Monday, June 25, 2007

Taming the Runaway Wedding Planner

From yesterday's New York Times a very interesting piece on the role of wedding planners in weddings!! We were of course thrilled to see our dear friend Marcy Blum pictured and quoted!!! Kathryn and I go way back with Marcy, who has been one of our biggest supporters in this business - Kathryn worked with her in NYC for 2 years on all sorts of fabulous weddings (including Tom Clancy's at The St. Regis and also Jennifer Philbin - daughter of Regis & Joy when she married Michael Schur at The Pierre) and we both had the honor of working with her on the amazing wedding for Billy Joel when he married Katie Lee almost three years ago!!!

We love to see Marcy in the news...there is no one like her. Anywhere. A legend!

[Also check out this piece from the NY Sun a few years back - is a most perfect spotlight on who Marcy really is!!!]

Taming the Runaway Wedding Planner

Published: June 24, 2007

Saying “I do” to a wedding planner can be the second most important vow a newly engaged couple makes.

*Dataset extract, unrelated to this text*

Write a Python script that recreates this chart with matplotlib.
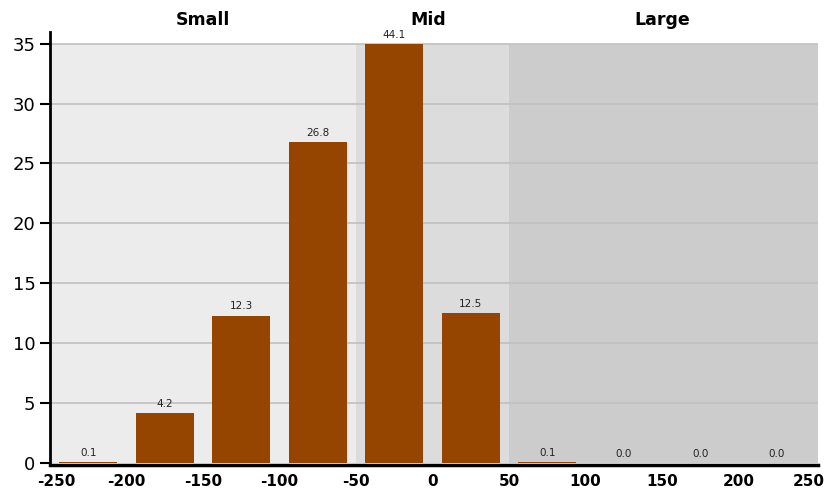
import matplotlib.pyplot as plt
import matplotlib.transforms as mtransforms
import numpy as np

# bin centres and percentages
bin_centers = [-225, -175, -125, -75, -25, 25, 75, 125, 175, 225]
values = [0.1, 4.2, 12.3, 26.8, 44.1, 12.5, 0.1, 0.0, 0.0, 0.0]
xticks = [-250, -200, -150, -100, -50, 0, 50, 100, 150, 200, 250]
yticks = [0, 5, 10, 15, 20, 25, 30, 35]

# shaded groups
group_names = ["Small", "Mid", "Large"]
group_edges = [(-250, -50), (-50, 50), (50, 252)]
group_colors = ["#ececec", "#dcdcdc", "#cccccc"]
group_label_x = [-150, -3, 150]

ycap = 35
ybot, ytop = -0.2, 36

fig = plt.figure(figsize=(8.26, 4.94), dpi=100)
ax = fig.add_axes([50 / 826, 28.6 / 494, 768 / 826, 433.7 / 494])
ax.set_xlim(-250, 252)
ax.set_ylim(ybot, ytop)

for (x0, x1), c in zip(group_edges, group_colors):
    ax.fill_between([x0, x1], 0, ycap, color=c, lw=0, zorder=0)

for y in yticks[1:]:
    ax.axhline(y, color="#c0c0c0", lw=1.2, zorder=1)

heights = np.minimum(values, ycap)
ax.bar(bin_centers, heights, width=38, color="#964500", linewidth=0, zorder=2)

for x, v, h in zip(bin_centers, values, heights):
    ax.annotate(f"{v:.1f}", (x, h), xytext=(0, 3), textcoords="offset points",
                ha="center", va="bottom", fontsize=7.5, color="#222222")

for name, gx in zip(group_names, group_label_x):
    ax.text(gx, 1.016, name, transform=ax.get_xaxis_transform(),
            ha="center", va="baseline", fontsize=12.5, fontweight="bold")

ax.set_xticks(xticks)
ax.set_xticklabels([str(t) for t in xticks], fontweight="bold", fontsize=11)
ax.set_yticks(yticks)
ax.tick_params(axis="y", labelsize=13, length=7, width=1.5, direction="out")
ax.tick_params(axis="x", length=0, pad=6)

# nudge the edge labels inwards like the original
labels = ax.get_xticklabels()
labels[0].set_transform(labels[0].get_transform() +
                        mtransforms.ScaledTranslation(6 / 100, 0, fig.dpi_scale_trans))
labels[-1].set_transform(labels[-1].get_transform() +
                         mtransforms.ScaledTranslation(-6 / 100, 0, fig.dpi_scale_trans))

for s in ["top", "right"]:
    ax.spines[s].set_visible(False)
ax.spines["left"].set_linewidth(2)
ax.spines["bottom"].set_linewidth(2.5)

fig.savefig("out.png", dpi=100)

With people marrying later, more women working and weddings growing ever splashier, many couples are hiring planners to help sort through the dizzying choices concerning the location, invitations, flowers, photographers, color schemes, D.J.’s, bands, lighting, place cards, centerpieces, cakes and fog machines, to name a dozen.

But as the wedding planning field expands, some couples are finding that planners, like a broken engagement, can cause heartache.

David Mandel of Los Angeles, an executive producer of the HBO program “Curb Your Enthusiasm,” and his bride, Dr. Rebecca Whitney, hired and dismissed two consultants because they were “planzillas.”

“It was like we had this mutual enemy — our wedding planner,” Mr. Mandel recalled. “We were not sleeping well. It was beyond miserable.”

The first, who Mr. Mandel said was “very well known in Los Angeles,” dropped out of sight for a month after the first meeting with the couple. The second tried to steer them to a hotel in Palm Springs with which she frequently did business.

The proposed wedding approached $1 million, “hundreds of thousands of dollars more than we originally thought,” Mr. Mandel said. “She was getting 20 percent of whatever our wedding was going to cost, so she was negotiating in her best interest, not ours.”

Finally, Mr. Mandel and his bride, a pediatrician, found a third planner they liked. They were happily wed last New Year’s Eve in New York, at Cipriani 42nd Street.

The couple’s experience was not all that rare, as even some wedding planners acknowledge.

“I’ve been doing this my whole life, long enough to know that some of us in this business are a little full of ourselves,” said
Marcy Blum, a New York planner who got in on the ground floor of the field in 1986, when the number of planners nationwide was fewer than a thousand.

“In fact,” she said, “a lot of wedding planners are entering the field with no training, so buyer beware.”